The events of the past year – and even of the last weeks – have shown us again how information technology is transforming our world.  The rapidly evolving digital landscape affects us all at an individual level – in a very personal way. 

Given these dramatic changes, I am proud to take part in announcing, the Nation’s first-ever, all-encompassing International Strategy for Cyberspace.

This is truly a monumental effort …a comprehensive strategy in which the U.S. government is integrating into one single statement our vision for cyberspace’s future. 

Industry analysts estimate that the Internet is responsible for $10 trillion in annual online transactions.  And no doubt, this figure continues to grow.

Today, nearly every transaction you can think of is being done online:

  • Consumers pay their utility bills from their smart phones;
  • People download movies, music and books online; and
  • Companies, from the smallest local store to the largest multinational corporation, order goods, pay vendors and sell to customers via the Internet.

To continue to fuel these and future innovations, we policymakers have a responsibility to do what we can to promote confidence in this still-relatively new medium. 

That's what ought to underpin everything we do in cyberspace:


  • People need confidence that their identity and their personal information will be secure online;
  • Businesses need confidence that their intellectual property won’t be stolen; and
  • Government agencies and our military need confidence that our trade, technology and military secrets are safe from our adversaries.

And let’s be blunt – because much of cyberspace was initially designed for convenience instead of with operational integrity as a top priority, we are oftentimes fighting an uphill battle.

To preserve and even improve on people’s confidence in cyberspace, we need an environment that not only rewards innovation and empowers entrepreneurs, but one that also is constantly improving upon the integrity of the interactions that take place online.

As the Strategy points out:

… cyberspace should safeguard fundamental freedoms and enhance personal privacy… 

… it should be open to innovation, interoperable the world over and facilitate novel ways of conducting trade, and

… it should be secure enough to earn people’s trust; and reliable enough to support people’s work.

The Commerce Department is pleased to play an important, contributing role in making real the Strategy we’re discussing today. 

To ensure that cyberspace continues to serve the needs of our companies and innovators, the Department will work with our colleagues to:

  • Sustain a free-trade environment.
  • Encourage technological innovation on accessible, globally linked networks.
  • Protect intellectual property, including commercial trade secrets, from theft.
  • And ensure that technical standards are made robust, as determined by technical experts – not mercantilists. 

All these efforts, current and ongoing, are aimed at shoring up and improving upon our confidence in cyberspace. 

As you know, I’ve been nominated by President Obama to serve as the nation’s ambassador to China.
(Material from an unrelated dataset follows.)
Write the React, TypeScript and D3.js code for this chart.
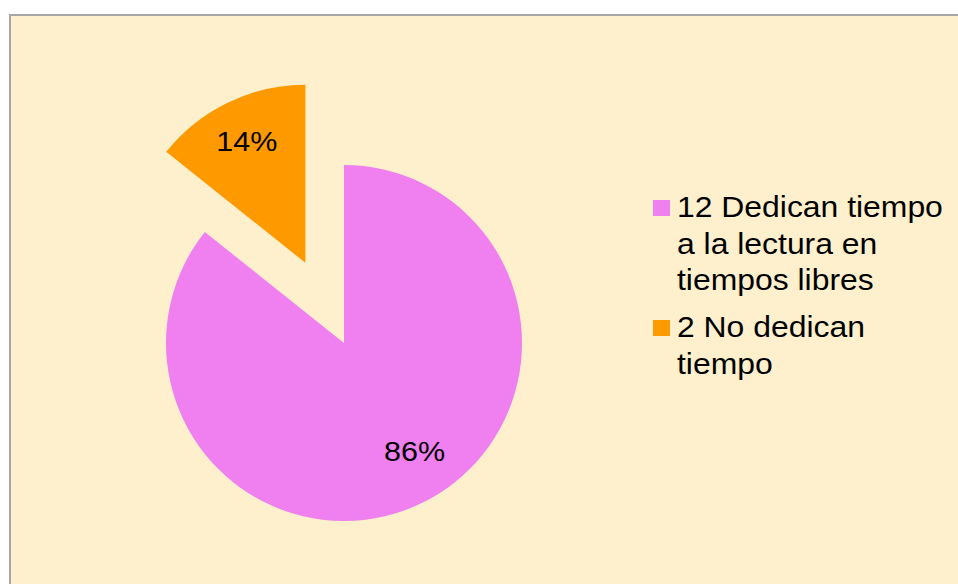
import React from "react";
import * as d3 from "d3";

const categories = ["12 Dedican tiempo a la lectura en tiempos libres", "2 No dedican tiempo"];
const values = [12, 2];
const colors = ["#F07FF0", "#FF9900"];
const legendLines = [["12 Dedican tiempo", "a la lectura en", "tiempos libres"], ["2 No dedican", "tiempo"]];
const explode = [0, 89];

const W = 958, H = 584;
const cx = 344, cy = 343, R = 178;

export default function App() {
  const total = d3.sum(values);
  const pie = d3.pie<number>().sort(null).value((d) => d);
  const arcs = pie(values);
  const arc = d3.arc<d3.PieArcDatum<number>>().innerRadius(0).outerRadius(R);
  const fmt = d3.format(".0%");

  return (
    <svg width={W} height={H} style={{ position: "absolute", left: 0, top: 0 }} fontFamily="'Liberation Sans', Arial, sans-serif">
      <rect x={0} y={0} width={W} height={H} fill="#ffffff" />
      <rect x={10} y={15} width={970} height={600} fill="#FFF0CD" stroke="#A6A6A6" strokeWidth={2} />
      {arcs.map((a, i) => {
        const mid = (a.startAngle + a.endAngle) / 2;
        const ox = Math.sin(mid) * explode[i];
        const oy = -Math.cos(mid) * explode[i];
        const lr = i === 0 ? 129 : 135;
        const lmid = i === 0 ? mid - 0.13 : mid;
        const lx = ox + Math.sin(lmid) * lr;
        const ly = oy - Math.cos(lmid) * lr;
        return (
          <g key={i} transform={`translate(${cx + ox},${cy + oy})`}>
            <path d={arc(a) || ""} fill={colors[i]} />
            <text
              transform={`translate(${lx - ox},${ly - oy + 10}) scale(1.11,1)`}
              textAnchor="middle"
              fontSize={27.5}
              fill="#000"
            >
              {fmt(values[i] / total)}
            </text>
          </g>
        );
      })}
      {categories.map((c, i) => {
        const baseY = i === 0 ? 217 : 337;
        const lines = legendLines[i];
        return (
          <g key={i}>
            <rect x={653} y={baseY - 17} width={17} height={16} fill={colors[i]} />
            {lines.map((ln, j) => (
              <text
                key={j}
                transform={`translate(677,${baseY + j * 36.5}) scale(1.1,1)`}
                fontSize={29}
                fill="#000"
              >
                {ln}
              </text>
            ))}
          </g>
        );
      })}
    </svg>
  );
}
This is very humbling, but also a challenge I look forward to.  Should I be confirmed by the Senate, I look forward to working with Secretary Clinton and my other diplomatic colleagues to advance these goals and the broader set of cyberspace objectives with our Chinese counterparts.

As the Strategy makes clear, the effort to build confidence in the cyberspace realm is one that must be pushed forward in capitals around the world.  I look forward to prospect of taking on that particular challenge in Beijing.  Thank you very much.